### DIRECTIVE:
Copy from the first line below down to and including the line with "(calc-turn) at (427,128);". Skip the pictures.

### INFORMATION SUPPLIED:
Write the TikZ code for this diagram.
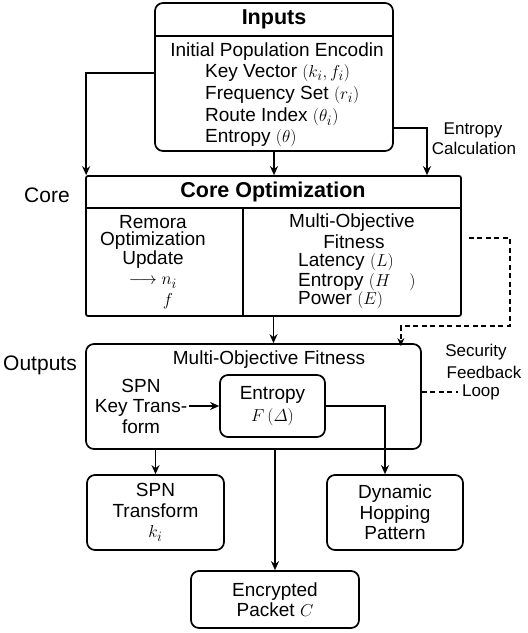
\documentclass[tikz,border=0pt]{standalone}
\usepackage{fontspec}
\setmainfont{Liberation Sans}
\usepackage{amsmath}
\usetikzlibrary{arrows.meta}

\tikzset{
	block/.style={draw, line width=1.7pt, rounded corners=8pt, inner sep=0pt},
	flow/.style={-{Stealth[length=9pt, width=8pt]}, line width=1.7pt},
	feedback/.style={dash pattern=on 5pt off 3.5pt, line width=1.4pt},
	txt/.style={font=\fontsize{19}{20.5}\selectfont, inner sep=0pt},
	head/.style={font=\fontsize{21.5}{24}\selectfont\bfseries, inner sep=0pt},
	side/.style={font=\fontsize{21}{24}\selectfont, inner sep=0pt},
	note/.style={font=\fontsize{17}{20}\selectfont, inner sep=0pt},
}

\begin{document}
\begin{tikzpicture}[x=1pt,y=-1pt]
	\useasboundingbox (0,0) rectangle (528,633);

%% Inputs
	\node[block, minimum width=238pt, minimum height=148pt] (inputs) at (274,77) {};
	\draw[line width=1.7pt] (inputs.west |- 0,36) -- (inputs.east |- 0,36);
	\draw (274,19) node[head] (inputs-title){Inputs};
	\draw (277,52) node[txt] (init){Initial Population Encodin};
	\draw (205,73) node[txt, anchor=west] (keyvec){Key Vector $(k_i, f_i)$};
	\draw (205,95) node[txt, anchor=west] (freqset){Frequency Set $(r_i)$};
	\draw (205,117) node[txt, anchor=west] (route){Route Index $(\theta_i)$};
	\draw (205,138) node[txt, anchor=west] (entropy){Entropy $(\theta)$};

%% Entropy calculation
	\draw (473,130) node[note] (entropy-label){Entropy};
	\draw (474,148) node[note] (calc-label){Calculation};
	\coordinate (calc-turn) at (427,128);

%% Core
	\node[block, rounded corners=2pt, minimum width=375pt, minimum height=140pt] (core) at (273.5,246) {};
	\draw[line width=1.7pt] (core.west |- 0,208) -- (core.east |- 0,208);
	\draw[line width=1.7pt] (243,208) -- (core.south -| 243,0);
	\draw (273,192) node[head] (core-title){Core Optimization};
	\draw (47,195) node[side] (core-label){Core};
	\draw (153,222) node[txt] (remora){Remora};
	\draw (153,241) node[txt] (optim){Optimization};
	\draw (153,260) node[txt] (update){Update};
	\draw (153,283) node[txt] (step-ni){$\longrightarrow n_i$};
	\draw (168,301) node[txt] (step-f){$f$};
	\draw (352,223) node[txt] (multi){Multi-Objective};
	\draw (354,242) node[txt] (fitness-label){Fitness};
	\draw (298,262) node[txt, anchor=west] (latency){Latency $(L)$};
	\draw (298,282) node[txt, anchor=west] (entropy-h){Entropy $(H\quad)$};
	\draw (298,300) node[txt, anchor=west] (power){Power $(E)$};

%% Outputs
	\node[block, minimum width=335pt, minimum height=105pt] (outputs) at (253.5,396.5) {};
	\draw (269,360) node[txt] (outputs-title){Multi-Objective Fitness};
	\draw (40,365) node[side] (outputs-label){Outputs};
	\draw (141,406) node[txt, align=center] (spn-key){SPN\\Key Trans-\\form};
	\node[block, txt, align=center, minimum width=105pt, minimum height=62pt] (fitness) at (272.5,406) {Entropy\\[1pt]$F\,(\varDelta)$};

%% Security feedback
	\draw (476,352) node[note] (security){Security};
	\draw (484,372) node[note] (feedback-label){Feedback};
	\draw (481,392) node[note] (loop){Loop};
	\coordinate (fb-top) at (510,238);
	\coordinate (fb-bot) at (510,326);

%% Results
	\node[block, txt, align=center, minimum width=137pt, minimum height=75pt] (spn) at (155.5,512.5) {SPN\\Transform\\$k_i$};
	\node[block, txt, align=center, minimum width=136pt, minimum height=75pt] (hopping) at (395,512.5) {Dynamic\\Hopping\\Pattern};
	\node[block, txt, align=center, minimum width=168pt, minimum height=57pt] (packet) at (275,599.5) {Encrypted\\Packet $C$};

	% Lines
	\draw[flow] (inputs.south) -- (core.north -| inputs.south);
	\draw[flow] (inputs.west |- keyvec) -| ([xshift=1pt]core.north west);
	\draw[flow] (inputs.east |- calc-turn) -| (core.north -| calc-turn);
	\draw[flow] (core.south) -- (outputs.north -| core.south);
	\draw[feedback, -{Stealth[length=8pt, width=7pt]}, shorten <=7pt] (core.east |- fb-top) -- (fb-top) -- (fb-bot) -| ([xshift=-21pt, yshift=-3pt]outputs.north east);
	\draw[feedback] (outputs.east |- loop) -- ([xshift=-4pt]loop.west);
	\draw[flow, shorten <=2pt] (spn-key.east |- fitness.west) -- (fitness.west);
	\draw[flow] (fitness.east) -| ([xshift=-10pt]hopping.north);
	\draw[flow] (outputs.south -| spn.north) -- (spn.north);
	\draw[flow] (outputs.south -| packet.north) -- (packet.north);
\end{tikzpicture}
\end{document}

### EXPECTED OUTPUT:
Write the TikZ code for this diagram.
\documentclass[tikz,border=0pt]{standalone}
\usepackage{fontspec}
\setmainfont{Liberation Sans}
\usepackage{amsmath}
\usetikzlibrary{arrows.meta}

\tikzset{
	block/.style={draw, line width=1.7pt, rounded corners=8pt, inner sep=0pt},
	flow/.style={-{Stealth[length=9pt, width=8pt]}, line width=1.7pt},
	feedback/.style={dash pattern=on 5pt off 3.5pt, line width=1.4pt},
	txt/.style={font=\fontsize{19}{20.5}\selectfont, inner sep=0pt},
	head/.style={font=\fontsize{21.5}{24}\selectfont\bfseries, inner sep=0pt},
	side/.style={font=\fontsize{21}{24}\selectfont, inner sep=0pt},
	note/.style={font=\fontsize{17}{20}\selectfont, inner sep=0pt},
}

\begin{document}
\begin{tikzpicture}[x=1pt,y=-1pt]
	\useasboundingbox (0,0) rectangle (528,633);

%% Inputs
	\node[block, minimum width=238pt, minimum height=148pt] (inputs) at (274,77) {};
	\draw[line width=1.7pt] (inputs.west |- 0,36) -- (inputs.east |- 0,36);
	\draw (274,19) node[head] (inputs-title){Inputs};
	\draw (277,52) node[txt] (init){Initial Population Encodin};
	\draw (205,73) node[txt, anchor=west] (keyvec){Key Vector $(k_i, f_i)$};
	\draw (205,95) node[txt, anchor=west] (freqset){Frequency Set $(r_i)$};
	\draw (205,117) node[txt, anchor=west] (route){Route Index $(\theta_i)$};
	\draw (205,138) node[txt, anchor=west] (entropy){Entropy $(\theta)$};

%% Entropy calculation
	\draw (473,130) node[note] (entropy-label){Entropy};
	\draw (474,148) node[note] (calc-label){Calculation};
	\coordinate (calc-turn) at (427,128);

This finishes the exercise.